European stock markets fell sharply as trade tensions between the EU and the US escalated. Investors are worried about new tariffs that could be imposed by the administration of US President Donald Trump. According to Bloomberg, the negative sentiment intensified after the US imposed a 25% tariff on imports from Mexico and Canada, as well as a 10% tariff on imports from China.
The Stoxx Europe 600 index fell 1.4%, its biggest daily drop since December 20. The worst-hit were car companies, especially those that export heavily to the US and have significant production facilities in Mexico. Other sectors dependent on the Mexican and Chinese markets also suffered, including Spanish banks BBVA SA and Banco Santander SA.

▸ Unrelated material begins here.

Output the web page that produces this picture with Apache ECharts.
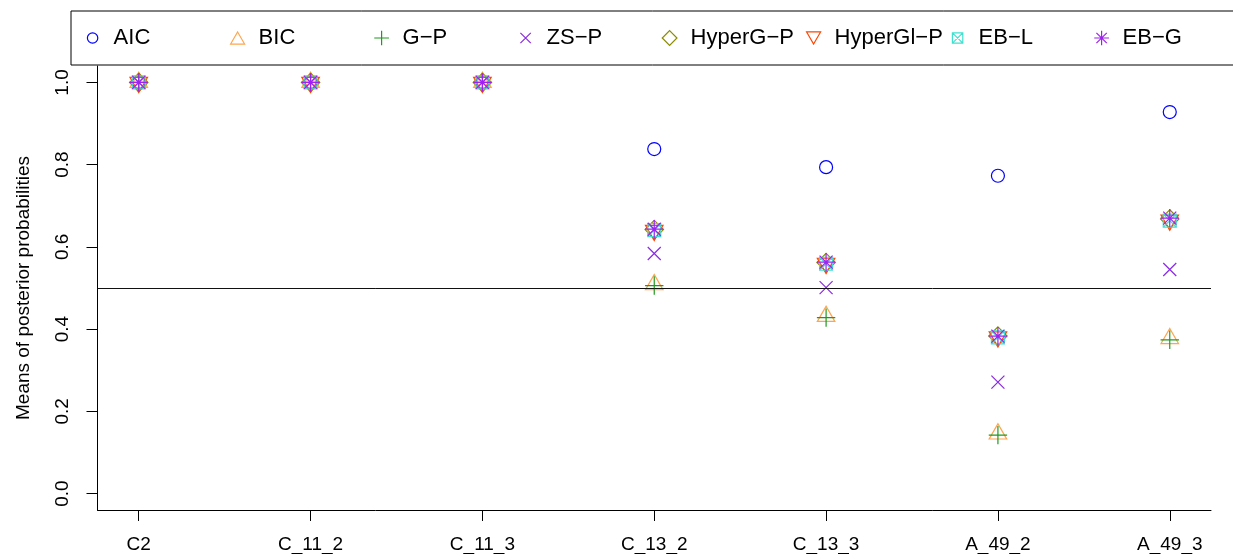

Analysts warn that the introduction of new tariffs could lead to a significant deterioration in the financial performance of European companies. According to JPMorgan Asset Management strategist Vincent Juvins, such a confrontational approach to trade relations with the EU is forcing investors to turn to less risky assets.
The situation has also prompted European investors to actively hedge risks. They are waiting for an official list of goods and sectors that may be burdened with new tariffs, which adds to the instability in the markets.
In parallel, the European Central Bank is considering the possibility of further interest rate cuts to support the economy in the face of threatening trade conditions. However, ECB Governing Council member Peter Casimir warned against premature optimism about inflation, which showed an unexpected increase in January this year.